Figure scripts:

________________________

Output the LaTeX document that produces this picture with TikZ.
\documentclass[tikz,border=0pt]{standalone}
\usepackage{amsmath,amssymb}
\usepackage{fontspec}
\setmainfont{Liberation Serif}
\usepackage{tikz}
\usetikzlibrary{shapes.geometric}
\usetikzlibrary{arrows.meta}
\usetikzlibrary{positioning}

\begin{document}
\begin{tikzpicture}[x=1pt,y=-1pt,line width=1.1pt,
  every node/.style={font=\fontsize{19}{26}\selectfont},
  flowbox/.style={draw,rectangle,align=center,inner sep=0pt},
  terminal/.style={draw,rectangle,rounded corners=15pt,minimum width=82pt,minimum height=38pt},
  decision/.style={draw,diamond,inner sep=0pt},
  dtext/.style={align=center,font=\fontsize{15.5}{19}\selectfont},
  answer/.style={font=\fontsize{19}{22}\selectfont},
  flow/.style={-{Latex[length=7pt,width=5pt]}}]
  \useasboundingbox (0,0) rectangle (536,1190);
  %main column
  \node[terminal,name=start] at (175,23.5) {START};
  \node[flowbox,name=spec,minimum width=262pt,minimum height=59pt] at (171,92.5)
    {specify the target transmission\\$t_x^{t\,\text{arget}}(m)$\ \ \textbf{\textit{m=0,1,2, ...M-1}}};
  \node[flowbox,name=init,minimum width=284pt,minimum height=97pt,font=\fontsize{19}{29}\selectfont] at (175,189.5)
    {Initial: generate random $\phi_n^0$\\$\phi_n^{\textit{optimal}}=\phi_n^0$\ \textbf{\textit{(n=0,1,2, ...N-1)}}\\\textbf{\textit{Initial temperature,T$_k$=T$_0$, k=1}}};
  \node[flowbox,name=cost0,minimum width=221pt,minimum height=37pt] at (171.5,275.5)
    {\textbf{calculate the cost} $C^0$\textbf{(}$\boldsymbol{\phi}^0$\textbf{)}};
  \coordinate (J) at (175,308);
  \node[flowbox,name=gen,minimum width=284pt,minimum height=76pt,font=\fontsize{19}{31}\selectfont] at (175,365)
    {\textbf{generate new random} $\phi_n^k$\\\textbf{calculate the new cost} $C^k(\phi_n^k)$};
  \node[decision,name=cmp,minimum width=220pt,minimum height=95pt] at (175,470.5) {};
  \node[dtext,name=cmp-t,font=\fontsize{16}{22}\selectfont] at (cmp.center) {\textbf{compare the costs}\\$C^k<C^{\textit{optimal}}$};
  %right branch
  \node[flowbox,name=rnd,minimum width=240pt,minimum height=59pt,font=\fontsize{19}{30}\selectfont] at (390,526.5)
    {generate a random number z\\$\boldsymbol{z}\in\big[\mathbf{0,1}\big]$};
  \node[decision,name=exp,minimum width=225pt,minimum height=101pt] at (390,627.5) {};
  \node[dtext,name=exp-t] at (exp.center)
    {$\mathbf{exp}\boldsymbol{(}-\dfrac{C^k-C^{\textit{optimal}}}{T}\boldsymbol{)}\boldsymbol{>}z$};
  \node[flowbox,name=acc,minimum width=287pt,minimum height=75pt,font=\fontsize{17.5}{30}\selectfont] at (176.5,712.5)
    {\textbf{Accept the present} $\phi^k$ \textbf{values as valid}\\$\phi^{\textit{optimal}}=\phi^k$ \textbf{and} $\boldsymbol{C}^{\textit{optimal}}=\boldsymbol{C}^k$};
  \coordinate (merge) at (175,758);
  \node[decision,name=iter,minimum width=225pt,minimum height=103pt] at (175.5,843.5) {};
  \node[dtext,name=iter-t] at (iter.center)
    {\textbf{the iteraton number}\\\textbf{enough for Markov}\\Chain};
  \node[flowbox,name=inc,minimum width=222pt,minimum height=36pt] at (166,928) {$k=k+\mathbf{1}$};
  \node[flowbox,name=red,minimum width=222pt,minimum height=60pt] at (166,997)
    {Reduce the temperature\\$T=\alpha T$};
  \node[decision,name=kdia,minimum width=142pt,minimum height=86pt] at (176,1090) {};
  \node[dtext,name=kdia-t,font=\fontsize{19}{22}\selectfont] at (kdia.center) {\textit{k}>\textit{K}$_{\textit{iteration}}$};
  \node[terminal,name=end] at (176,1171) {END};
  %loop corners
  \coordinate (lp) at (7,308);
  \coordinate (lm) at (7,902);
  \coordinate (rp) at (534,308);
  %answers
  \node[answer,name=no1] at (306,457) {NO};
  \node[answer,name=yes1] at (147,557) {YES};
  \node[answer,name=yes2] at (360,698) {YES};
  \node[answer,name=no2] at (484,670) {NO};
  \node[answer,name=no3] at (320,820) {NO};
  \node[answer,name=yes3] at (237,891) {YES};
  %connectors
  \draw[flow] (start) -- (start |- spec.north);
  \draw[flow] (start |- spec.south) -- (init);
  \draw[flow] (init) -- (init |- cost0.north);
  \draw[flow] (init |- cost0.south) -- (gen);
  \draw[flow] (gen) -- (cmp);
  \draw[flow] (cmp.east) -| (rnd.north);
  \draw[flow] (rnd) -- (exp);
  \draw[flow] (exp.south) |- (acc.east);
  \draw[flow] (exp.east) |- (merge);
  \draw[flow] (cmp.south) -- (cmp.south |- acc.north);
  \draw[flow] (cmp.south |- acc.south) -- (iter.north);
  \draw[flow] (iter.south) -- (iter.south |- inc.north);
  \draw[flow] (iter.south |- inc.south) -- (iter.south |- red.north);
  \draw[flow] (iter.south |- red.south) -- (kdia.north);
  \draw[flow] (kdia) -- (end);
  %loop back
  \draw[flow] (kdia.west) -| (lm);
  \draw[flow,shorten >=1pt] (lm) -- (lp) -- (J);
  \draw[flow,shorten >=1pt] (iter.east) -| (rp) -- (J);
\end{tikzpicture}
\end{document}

________________________

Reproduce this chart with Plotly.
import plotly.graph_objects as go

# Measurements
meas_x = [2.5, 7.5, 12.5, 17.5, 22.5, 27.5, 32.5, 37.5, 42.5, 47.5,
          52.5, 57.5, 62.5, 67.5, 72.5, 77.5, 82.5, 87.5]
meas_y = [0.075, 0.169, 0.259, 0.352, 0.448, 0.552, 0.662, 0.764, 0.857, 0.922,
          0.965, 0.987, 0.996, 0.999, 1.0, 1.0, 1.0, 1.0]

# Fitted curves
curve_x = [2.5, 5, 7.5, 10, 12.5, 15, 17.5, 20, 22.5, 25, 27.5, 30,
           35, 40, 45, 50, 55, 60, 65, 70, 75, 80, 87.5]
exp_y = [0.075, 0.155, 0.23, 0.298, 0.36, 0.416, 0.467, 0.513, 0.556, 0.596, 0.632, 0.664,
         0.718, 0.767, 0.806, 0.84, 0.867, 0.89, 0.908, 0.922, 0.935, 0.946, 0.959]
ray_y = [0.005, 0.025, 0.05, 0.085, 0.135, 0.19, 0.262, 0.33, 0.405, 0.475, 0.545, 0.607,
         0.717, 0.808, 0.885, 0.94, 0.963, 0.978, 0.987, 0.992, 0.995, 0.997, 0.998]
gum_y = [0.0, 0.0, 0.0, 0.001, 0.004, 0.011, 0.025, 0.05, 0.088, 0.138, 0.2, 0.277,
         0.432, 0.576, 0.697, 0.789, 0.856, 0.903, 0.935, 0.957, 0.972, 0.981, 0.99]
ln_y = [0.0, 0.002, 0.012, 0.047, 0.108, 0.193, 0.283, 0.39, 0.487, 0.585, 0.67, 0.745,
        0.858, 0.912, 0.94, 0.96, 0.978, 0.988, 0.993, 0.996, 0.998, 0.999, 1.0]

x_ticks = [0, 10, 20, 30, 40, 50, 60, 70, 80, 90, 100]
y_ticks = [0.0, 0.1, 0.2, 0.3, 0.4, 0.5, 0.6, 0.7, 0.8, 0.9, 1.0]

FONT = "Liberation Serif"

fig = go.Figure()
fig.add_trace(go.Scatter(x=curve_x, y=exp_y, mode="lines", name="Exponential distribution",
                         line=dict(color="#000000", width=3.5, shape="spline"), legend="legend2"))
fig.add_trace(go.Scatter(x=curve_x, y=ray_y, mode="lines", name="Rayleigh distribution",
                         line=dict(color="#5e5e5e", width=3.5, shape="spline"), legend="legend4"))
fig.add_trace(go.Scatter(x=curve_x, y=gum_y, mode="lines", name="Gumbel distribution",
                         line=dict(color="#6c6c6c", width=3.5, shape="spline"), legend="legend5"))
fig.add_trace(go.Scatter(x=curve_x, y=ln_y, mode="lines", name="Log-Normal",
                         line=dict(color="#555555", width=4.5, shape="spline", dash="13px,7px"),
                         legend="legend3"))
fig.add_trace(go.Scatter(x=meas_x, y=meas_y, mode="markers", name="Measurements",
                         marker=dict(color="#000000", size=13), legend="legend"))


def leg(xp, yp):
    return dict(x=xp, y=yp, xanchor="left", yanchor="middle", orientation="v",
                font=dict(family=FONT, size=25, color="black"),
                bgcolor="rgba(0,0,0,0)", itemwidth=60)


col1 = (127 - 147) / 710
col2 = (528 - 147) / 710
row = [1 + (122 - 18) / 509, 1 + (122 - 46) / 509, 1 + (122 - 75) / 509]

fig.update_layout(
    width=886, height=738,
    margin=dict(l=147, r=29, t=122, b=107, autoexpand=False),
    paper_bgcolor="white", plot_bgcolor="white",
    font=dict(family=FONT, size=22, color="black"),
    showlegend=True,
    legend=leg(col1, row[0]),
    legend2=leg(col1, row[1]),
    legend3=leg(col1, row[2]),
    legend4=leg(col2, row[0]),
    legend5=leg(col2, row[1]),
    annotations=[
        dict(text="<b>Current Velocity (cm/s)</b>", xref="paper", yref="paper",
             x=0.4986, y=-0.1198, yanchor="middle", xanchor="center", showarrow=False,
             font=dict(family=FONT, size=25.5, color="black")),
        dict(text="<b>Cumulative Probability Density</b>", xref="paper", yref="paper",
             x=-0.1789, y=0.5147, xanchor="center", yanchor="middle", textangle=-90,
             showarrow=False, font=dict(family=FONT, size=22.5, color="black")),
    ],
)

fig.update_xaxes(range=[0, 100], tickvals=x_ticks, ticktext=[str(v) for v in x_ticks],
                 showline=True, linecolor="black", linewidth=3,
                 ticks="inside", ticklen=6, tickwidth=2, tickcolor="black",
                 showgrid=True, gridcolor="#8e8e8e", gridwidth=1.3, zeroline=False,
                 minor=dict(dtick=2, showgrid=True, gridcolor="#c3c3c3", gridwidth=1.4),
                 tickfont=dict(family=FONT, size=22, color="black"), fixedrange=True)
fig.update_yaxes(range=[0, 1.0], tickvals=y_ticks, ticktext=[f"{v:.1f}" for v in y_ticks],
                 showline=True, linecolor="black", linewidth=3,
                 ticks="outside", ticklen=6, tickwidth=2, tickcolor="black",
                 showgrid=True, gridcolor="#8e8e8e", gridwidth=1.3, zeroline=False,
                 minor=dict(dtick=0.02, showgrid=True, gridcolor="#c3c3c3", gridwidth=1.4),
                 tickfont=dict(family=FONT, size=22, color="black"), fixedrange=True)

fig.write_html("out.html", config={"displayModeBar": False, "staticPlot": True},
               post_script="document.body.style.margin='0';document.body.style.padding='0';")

________________________

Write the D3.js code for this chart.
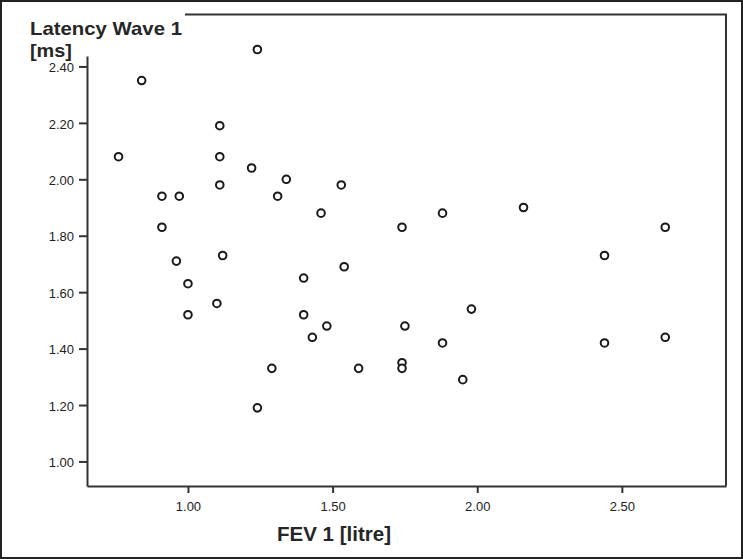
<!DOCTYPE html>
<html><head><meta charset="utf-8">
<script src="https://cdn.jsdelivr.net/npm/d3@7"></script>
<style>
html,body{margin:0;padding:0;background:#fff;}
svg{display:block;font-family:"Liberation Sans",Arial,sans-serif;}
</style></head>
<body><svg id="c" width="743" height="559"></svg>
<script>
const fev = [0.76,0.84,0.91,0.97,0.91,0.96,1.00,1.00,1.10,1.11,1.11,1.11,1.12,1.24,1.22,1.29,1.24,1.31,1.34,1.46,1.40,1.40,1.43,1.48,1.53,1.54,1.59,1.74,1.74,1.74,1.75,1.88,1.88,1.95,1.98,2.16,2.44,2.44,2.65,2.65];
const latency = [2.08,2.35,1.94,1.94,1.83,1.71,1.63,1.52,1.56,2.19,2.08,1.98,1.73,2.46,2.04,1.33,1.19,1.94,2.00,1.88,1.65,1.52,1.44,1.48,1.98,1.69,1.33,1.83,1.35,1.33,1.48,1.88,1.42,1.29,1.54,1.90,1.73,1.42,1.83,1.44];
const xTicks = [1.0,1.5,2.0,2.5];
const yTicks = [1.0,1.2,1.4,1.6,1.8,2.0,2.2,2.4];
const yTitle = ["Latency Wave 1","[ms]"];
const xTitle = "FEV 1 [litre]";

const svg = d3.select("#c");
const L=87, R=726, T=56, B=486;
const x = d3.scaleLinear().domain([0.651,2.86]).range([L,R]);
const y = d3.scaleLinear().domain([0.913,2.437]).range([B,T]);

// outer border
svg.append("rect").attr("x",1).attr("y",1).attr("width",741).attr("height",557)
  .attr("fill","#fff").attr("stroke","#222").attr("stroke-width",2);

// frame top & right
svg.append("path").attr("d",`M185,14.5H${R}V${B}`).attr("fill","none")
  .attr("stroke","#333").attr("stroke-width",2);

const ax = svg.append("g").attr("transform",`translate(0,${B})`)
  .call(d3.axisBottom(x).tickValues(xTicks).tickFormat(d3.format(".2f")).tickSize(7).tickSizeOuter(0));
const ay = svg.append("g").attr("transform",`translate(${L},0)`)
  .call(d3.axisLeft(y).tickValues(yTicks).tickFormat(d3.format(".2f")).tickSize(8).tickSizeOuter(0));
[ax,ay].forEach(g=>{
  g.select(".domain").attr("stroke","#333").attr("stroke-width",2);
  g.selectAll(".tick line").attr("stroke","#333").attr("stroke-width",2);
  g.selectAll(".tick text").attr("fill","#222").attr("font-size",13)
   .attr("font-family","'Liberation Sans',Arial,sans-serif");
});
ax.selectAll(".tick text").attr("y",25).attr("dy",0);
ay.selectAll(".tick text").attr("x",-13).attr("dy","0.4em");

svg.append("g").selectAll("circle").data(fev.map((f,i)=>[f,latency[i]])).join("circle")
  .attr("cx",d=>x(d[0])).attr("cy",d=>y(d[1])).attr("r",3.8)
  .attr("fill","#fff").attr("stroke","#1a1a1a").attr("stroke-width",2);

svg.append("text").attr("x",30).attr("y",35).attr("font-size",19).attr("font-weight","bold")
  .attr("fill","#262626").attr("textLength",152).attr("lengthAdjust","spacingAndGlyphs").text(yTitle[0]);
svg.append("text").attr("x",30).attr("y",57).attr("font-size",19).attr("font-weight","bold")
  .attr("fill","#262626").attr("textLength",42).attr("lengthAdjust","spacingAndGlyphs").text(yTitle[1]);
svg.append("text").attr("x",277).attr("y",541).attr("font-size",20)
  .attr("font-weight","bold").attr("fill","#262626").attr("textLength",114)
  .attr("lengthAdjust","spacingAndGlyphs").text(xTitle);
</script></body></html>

________________________

Write out the lines beginning with the one that contains "Write the D3.js code for this chart." and ending with the one that contains "const y = d3.scaleLinear().domain([0.913,2.437]).range([B,T]);", exactly as given. Leave pictures out.

Write the D3.js code for this chart.
<!DOCTYPE html>
<html><head><meta charset="utf-8">
<script src="https://cdn.jsdelivr.net/npm/d3@7"></script>
<style>
html,body{margin:0;padding:0;background:#fff;}
svg{display:block;font-family:"Liberation Sans",Arial,sans-serif;}
</style></head>
<body><svg id="c" width="743" height="559"></svg>
<script>
const fev = [0.76,0.84,0.91,0.97,0.91,0.96,1.00,1.00,1.10,1.11,1.11,1.11,1.12,1.24,1.22,1.29,1.24,1.31,1.34,1.46,1.40,1.40,1.43,1.48,1.53,1.54,1.59,1.74,1.74,1.74,1.75,1.88,1.88,1.95,1.98,2.16,2.44,2.44,2.65,2.65];
const latency = [2.08,2.35,1.94,1.94,1.83,1.71,1.63,1.52,1.56,2.19,2.08,1.98,1.73,2.46,2.04,1.33,1.19,1.94,2.00,1.88,1.65,1.52,1.44,1.48,1.98,1.69,1.33,1.83,1.35,1.33,1.48,1.88,1.42,1.29,1.54,1.90,1.73,1.42,1.83,1.44];
const xTicks = [1.0,1.5,2.0,2.5];
const yTicks = [1.0,1.2,1.4,1.6,1.8,2.0,2.2,2.4];
const yTitle = ["Latency Wave 1","[ms]"];
const xTitle = "FEV 1 [litre]";

const svg = d3.select("#c");
const L=87, R=726, T=56, B=486;
const x = d3.scaleLinear().domain([0.651,2.86]).range([L,R]);
const y = d3.scaleLinear().domain([0.913,2.437]).range([B,T]);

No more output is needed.